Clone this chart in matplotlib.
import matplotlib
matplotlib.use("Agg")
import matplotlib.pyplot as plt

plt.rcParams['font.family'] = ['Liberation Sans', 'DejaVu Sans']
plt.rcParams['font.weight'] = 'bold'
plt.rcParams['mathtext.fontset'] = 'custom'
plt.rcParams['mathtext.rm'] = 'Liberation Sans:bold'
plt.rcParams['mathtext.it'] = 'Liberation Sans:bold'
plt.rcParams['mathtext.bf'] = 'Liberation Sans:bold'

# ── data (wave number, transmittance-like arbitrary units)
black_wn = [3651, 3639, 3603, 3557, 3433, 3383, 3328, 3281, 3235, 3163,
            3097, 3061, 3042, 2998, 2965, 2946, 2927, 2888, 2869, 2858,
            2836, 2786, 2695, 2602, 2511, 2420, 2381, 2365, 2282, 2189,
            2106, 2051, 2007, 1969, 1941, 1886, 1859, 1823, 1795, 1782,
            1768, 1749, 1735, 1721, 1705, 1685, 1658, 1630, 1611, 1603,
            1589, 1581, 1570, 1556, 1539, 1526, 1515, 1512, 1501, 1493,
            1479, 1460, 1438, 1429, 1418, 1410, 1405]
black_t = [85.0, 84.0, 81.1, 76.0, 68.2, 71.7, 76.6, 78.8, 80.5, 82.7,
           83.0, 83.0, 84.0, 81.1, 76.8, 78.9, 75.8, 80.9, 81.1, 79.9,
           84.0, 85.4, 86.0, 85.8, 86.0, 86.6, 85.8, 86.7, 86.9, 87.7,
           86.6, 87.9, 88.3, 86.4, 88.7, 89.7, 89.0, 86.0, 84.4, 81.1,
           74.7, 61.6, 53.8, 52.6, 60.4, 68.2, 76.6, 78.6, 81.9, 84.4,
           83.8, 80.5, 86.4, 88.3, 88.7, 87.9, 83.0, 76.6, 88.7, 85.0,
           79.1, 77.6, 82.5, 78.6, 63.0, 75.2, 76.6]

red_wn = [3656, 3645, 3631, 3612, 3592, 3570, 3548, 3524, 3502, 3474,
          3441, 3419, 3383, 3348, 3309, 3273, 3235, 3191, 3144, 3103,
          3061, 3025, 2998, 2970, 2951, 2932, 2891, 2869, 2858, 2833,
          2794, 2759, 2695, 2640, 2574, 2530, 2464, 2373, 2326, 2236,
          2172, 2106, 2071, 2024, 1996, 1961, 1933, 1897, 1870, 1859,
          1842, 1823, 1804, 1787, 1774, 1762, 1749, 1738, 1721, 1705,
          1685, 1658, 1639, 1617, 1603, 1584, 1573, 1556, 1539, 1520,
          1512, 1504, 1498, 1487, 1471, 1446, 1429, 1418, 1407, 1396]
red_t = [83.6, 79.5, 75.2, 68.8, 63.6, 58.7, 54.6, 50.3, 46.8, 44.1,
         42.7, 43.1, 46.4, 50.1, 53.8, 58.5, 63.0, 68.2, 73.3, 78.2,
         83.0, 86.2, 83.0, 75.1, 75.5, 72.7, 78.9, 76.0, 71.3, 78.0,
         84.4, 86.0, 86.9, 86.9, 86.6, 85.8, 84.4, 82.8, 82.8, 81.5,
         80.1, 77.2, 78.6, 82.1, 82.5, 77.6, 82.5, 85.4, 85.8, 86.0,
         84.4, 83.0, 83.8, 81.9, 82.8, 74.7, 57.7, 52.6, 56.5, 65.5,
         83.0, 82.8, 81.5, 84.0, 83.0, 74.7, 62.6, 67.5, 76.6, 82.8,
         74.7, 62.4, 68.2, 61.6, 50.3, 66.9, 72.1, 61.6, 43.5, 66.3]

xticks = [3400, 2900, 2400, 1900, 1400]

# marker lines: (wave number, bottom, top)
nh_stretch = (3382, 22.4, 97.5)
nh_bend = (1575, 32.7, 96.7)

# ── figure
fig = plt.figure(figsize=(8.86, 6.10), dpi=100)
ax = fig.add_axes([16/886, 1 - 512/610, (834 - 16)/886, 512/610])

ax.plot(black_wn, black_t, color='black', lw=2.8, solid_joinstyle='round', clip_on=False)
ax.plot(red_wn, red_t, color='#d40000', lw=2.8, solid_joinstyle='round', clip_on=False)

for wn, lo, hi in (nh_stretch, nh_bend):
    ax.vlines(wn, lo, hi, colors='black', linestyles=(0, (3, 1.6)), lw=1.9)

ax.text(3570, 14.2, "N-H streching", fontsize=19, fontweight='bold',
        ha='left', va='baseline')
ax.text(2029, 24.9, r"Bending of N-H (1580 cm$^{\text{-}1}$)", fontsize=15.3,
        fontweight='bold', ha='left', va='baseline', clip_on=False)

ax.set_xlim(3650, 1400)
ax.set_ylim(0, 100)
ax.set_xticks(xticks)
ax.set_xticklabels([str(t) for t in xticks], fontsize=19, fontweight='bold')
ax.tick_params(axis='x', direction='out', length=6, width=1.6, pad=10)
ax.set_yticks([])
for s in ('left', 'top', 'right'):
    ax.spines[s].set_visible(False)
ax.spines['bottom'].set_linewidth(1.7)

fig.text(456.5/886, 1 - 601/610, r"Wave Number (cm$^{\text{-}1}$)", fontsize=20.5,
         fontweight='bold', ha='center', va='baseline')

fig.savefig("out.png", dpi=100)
☆ ☆ ☆ ☆ ☆
Lines from the beginning of the data above through the line containing "import matplotlib.pyplot as plt" are to be returned exactly, and no others.

▶ **CORRECT OUTPUT**
Clone this chart in matplotlib.
import matplotlib
matplotlib.use("Agg")
import matplotlib.pyplot as plt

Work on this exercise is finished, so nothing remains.